I also create transactions that represent bill payments, savings, and other known expenses, a month or two ahead of time. All this ensures that I can see quite precisely my financial situation for the coming months. This has helped me avoid debt and, with some discipline, save money, and plan for future expenses.
I have been working for most of last decade in a dynamic project-driven organization, with several hundreds of professionals. Knowing when to hire and (rarely) fire under performers can be a challenge. Projects are prospected, ramped-up and ramped-down on a continuous basis. This creates quite a dynamic situation, where professionals with varying skills are either lacking, in excess, or at just the right numbers.
Tracking precisely when a resource profile will be released or demanded by projects, and plotting a chart based on that over weeks or months, can allow you to easily determine if it is time to let go or hire.
Software product development is quite a dynamic environment, with product managers requesting new features, software developers making changes to code, and testers finding new bugs. To know when to ship something can be nearly impossible. Software change management is crucial to guarantee a successful product delivery. Most managers in traditional organizations have to deal with a plethora of different systems, that control different aspects of development.

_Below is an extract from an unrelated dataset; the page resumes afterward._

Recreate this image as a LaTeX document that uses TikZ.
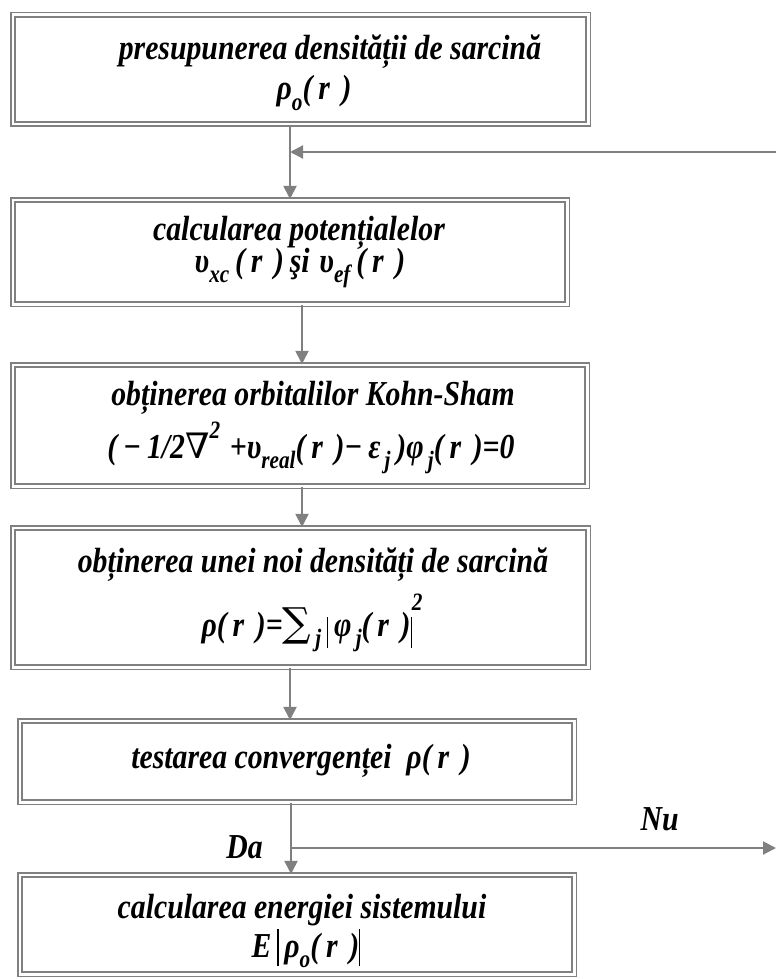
\documentclass[tikz,border=0pt]{standalone}
\usepackage{fontspec}
\setmainfont{Liberation Serif}[FakeStretch=0.85]
\newfontfamily\symfont{DejaVu Serif}
\usepackage{tikz}
\usetikzlibrary{positioning, arrows.meta}
\definecolor{linegray}{RGB}{128,128,128}
\tikzstyle{box} = [rectangle, draw=linegray, double=white, double distance=2.5pt, line width=1.6pt, inner sep=0pt]
\tikzstyle{arrow} = [draw=linegray, line width=2pt, -{Triangle[length=13pt,width=13pt]}]
\tikzstyle{txt} = [anchor=base, inner sep=0pt, font=\fontsize{35}{41}\selectfont\bfseries\itshape]
\newcommand{\lowtxt}[1]{\raisebox{-0.3em}{\fontsize{25}{25}\selectfont #1}}
\newcommand{\uptxt}[2][0.55em]{\raisebox{#1}{\fontsize{25}{25}\selectfont #2}}
\newcommand{\symb}[1]{{\symfont\mdseries\upshape #1}}
\newcommand{\ofr}{(\,r\,\,)}

\begin{document}
\begin{tikzpicture}[x=1pt, y=-1pt]
        \useasboundingbox (0,0) rectangle (776,979);

        \node (presup) [box, minimum width=575.5, minimum height=109.5] at (300.5,69.5) {};
        \node (calcpot) [box, minimum width=554.5, minimum height=104.5] at (290,252) {};
        \node (orbit) [box, minimum width=574.5, minimum height=121.5] at (300,425.5) {};
        \node (densit) [box, minimum width=575.5, minimum height=139.5] at (300.5,597.5) {};
        \node (test) [box, minimum width=554.5, minimum height=81.5] at (297,761.5) {};
        \node (energ) [box, minimum width=554.5, minimum height=99.5] at (297,924.5) {};

        % texte in casete
        \node (presupA) [txt] at (330,60) {presupunerea densității de sarcină};
        \node (presupB) [txt] at (314,100) {ρ\lowtxt{o}\ofr};
        \node (calcpotA) [txt] at (299,240) {calcularea potențialelor};
        \node (calcpotB) [txt] at (300,272) {υ\lowtxt{xc}\,\ofr\,şi\;υ\lowtxt{ef}\,\ofr};
        \node (orbitA) [txt] at (313,405) {obținerea orbitalilor Kohn-Sham};
        \node (orbitB) [txt] at (311,458) {(\,−\,1/2\symb{∇}\uptxt{2}\;+υ\lowtxt{real}\ofr−\,ε\lowtxt{\,j}\,)φ\lowtxt{\,j}\ofr=0};
        \node (densitA) [txt] at (313,572) {obținerea unei noi densități de sarcină};
        \node (densitB) [txt] at (312,636) {ρ\ofr=\symb{\fontsize{40}{40}\selectfont∑}\lowtxt{\,j}\,\rule[-12pt]{1.2pt}{31pt}\,φ\lowtxt{\,j}\ofr\rule[-12pt]{1.2pt}{31pt}\uptxt[26pt]{2}};
        \node (testA) [txt] at (301,768) {testarea convergenței \ ρ\ofr};
        \node (energA) [txt] at (302,918) {calcularea energiei sistemului};
        \node (energB) [txt] at (306,957) {E\,\rule[-9pt]{1.2pt}{37pt}\,ρ\lowtxt{o}\ofr\rule[-9pt]{1.2pt}{37pt}};

        \coordinate (fbstart) at (776,152);
        \coordinate (split) at (291,848);
        \coordinate (nuend) at (776,848);

        \draw [arrow] ([xshift=-10.5]presup.south) -- (calcpot.north);
        \draw [arrow] (fbstart) -- (fbstart -| calcpot.north);
        \draw [arrow] ([xshift=12]calcpot.south) -- ([xshift=2]orbit.north);
        \draw [arrow] ([xshift=2]orbit.south) -- ([xshift=1.5]densit.north);
        \draw [arrow] ([xshift=-10.5]densit.south) -- ([xshift=-7]test.north);
        \draw [arrow] ([xshift=-6]test.south) -- ([xshift=-6]energ.north);
        \draw [arrow] (split) -- node[txt, pos=0.76, yshift=18]{Nu} (nuend);
        \node (da) [txt, left=28 of split, anchor=base east, yshift=-10] {Da};

\end{tikzpicture}
\end{document}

If you can translate all software product development activities into a list of open issues with due dates, you have taken the first step towards being in control. Associating other bits of information such as status, people involved, change request id, priority, target product version, and version control id, will help you oversee even the most complex product development. This information is updated on a day-to-day basis, manually, or by pulling it together from disparate systems.